[Code that draws figures]
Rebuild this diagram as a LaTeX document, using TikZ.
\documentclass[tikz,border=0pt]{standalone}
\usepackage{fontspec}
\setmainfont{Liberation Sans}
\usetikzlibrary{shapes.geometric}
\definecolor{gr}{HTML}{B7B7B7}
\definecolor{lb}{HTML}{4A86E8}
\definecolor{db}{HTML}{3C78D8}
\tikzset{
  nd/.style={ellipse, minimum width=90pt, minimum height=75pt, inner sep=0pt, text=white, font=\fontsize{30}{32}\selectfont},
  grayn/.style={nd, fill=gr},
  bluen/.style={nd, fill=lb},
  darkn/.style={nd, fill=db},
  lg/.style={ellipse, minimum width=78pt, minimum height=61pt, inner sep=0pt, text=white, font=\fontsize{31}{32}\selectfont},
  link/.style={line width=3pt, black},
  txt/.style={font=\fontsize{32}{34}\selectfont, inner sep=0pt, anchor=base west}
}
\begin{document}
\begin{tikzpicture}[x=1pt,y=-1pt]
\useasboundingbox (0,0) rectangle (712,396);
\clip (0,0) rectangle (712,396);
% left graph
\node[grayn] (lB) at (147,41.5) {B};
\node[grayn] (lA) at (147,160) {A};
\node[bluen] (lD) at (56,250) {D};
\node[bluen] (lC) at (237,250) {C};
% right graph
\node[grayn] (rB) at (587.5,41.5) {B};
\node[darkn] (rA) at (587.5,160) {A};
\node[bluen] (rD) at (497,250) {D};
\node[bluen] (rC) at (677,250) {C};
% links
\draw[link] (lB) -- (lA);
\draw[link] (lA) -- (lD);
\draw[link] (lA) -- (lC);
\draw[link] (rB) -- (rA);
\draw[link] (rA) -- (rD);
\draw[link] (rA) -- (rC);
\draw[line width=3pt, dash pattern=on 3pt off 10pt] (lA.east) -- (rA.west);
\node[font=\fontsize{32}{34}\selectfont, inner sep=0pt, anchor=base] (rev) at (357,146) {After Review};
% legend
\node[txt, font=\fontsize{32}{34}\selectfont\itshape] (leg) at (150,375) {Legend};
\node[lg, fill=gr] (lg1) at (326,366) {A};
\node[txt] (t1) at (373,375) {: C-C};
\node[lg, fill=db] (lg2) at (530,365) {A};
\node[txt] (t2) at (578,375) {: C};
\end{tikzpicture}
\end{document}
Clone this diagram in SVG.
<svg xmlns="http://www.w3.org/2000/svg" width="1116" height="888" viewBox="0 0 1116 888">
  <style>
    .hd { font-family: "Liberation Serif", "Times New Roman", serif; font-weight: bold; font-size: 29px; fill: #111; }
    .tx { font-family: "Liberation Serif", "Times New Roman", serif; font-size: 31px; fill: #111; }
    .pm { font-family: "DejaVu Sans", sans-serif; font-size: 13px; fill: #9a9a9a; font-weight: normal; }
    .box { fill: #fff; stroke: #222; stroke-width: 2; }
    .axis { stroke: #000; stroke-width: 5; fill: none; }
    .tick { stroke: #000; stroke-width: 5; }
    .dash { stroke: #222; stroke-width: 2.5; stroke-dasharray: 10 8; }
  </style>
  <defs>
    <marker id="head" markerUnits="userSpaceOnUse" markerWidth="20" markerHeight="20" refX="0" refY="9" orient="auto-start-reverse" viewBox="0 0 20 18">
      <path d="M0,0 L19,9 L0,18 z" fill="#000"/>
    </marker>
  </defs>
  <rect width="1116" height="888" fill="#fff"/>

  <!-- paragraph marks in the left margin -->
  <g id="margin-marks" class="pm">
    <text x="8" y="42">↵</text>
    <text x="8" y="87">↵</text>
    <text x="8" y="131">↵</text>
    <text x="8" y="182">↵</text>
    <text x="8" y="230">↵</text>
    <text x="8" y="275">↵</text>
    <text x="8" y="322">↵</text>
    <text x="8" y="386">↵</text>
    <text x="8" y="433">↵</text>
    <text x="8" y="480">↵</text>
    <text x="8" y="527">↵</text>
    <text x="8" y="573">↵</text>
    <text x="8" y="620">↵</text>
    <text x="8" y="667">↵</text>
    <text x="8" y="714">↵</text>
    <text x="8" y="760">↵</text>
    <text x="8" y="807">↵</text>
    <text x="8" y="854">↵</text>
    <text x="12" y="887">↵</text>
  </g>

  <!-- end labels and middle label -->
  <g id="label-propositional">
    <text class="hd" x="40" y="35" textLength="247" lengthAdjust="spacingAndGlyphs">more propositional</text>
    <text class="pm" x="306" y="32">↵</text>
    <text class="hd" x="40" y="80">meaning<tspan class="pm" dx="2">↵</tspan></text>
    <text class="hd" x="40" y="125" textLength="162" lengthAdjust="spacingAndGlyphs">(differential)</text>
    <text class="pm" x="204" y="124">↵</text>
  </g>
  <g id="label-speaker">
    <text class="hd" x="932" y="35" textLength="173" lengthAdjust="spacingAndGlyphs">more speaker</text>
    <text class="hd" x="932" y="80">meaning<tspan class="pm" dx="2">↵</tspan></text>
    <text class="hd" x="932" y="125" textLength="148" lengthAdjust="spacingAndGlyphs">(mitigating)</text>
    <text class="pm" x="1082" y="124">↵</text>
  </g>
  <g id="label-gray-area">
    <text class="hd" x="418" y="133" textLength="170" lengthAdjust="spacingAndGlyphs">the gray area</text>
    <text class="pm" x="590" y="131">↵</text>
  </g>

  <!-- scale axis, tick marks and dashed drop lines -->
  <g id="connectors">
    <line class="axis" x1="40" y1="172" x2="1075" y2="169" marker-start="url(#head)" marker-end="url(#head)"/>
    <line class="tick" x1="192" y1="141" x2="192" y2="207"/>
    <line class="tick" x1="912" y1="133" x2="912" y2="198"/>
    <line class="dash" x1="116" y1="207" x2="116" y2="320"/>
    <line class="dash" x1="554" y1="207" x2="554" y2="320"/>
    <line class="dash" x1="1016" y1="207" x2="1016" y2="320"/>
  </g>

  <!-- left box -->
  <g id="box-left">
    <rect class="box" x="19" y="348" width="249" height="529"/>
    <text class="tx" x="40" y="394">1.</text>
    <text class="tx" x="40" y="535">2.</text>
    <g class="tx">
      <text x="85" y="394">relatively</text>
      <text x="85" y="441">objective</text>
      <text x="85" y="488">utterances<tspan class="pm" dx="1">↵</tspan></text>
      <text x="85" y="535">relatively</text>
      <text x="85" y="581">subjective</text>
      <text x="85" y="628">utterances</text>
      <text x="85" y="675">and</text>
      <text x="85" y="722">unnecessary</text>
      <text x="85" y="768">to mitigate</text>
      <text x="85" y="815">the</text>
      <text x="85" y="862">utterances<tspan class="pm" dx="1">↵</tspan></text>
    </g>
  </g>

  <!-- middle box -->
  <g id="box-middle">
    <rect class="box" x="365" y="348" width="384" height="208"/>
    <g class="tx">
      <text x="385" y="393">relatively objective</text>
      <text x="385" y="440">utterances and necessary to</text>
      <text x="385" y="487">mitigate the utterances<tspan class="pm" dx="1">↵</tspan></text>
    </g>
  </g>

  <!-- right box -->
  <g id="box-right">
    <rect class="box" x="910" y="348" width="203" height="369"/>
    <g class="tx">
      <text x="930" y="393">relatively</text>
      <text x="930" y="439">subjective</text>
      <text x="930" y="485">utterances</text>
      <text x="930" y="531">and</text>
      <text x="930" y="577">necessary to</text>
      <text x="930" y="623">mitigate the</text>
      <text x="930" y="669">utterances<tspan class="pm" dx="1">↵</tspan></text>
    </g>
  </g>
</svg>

● **SET PROBLEM**:
Collect the lines of the data that carry the word "diagram".

● **TASK SOLUTION**:
Rebuild this diagram as a LaTeX document, using TikZ.
Clone this diagram in SVG.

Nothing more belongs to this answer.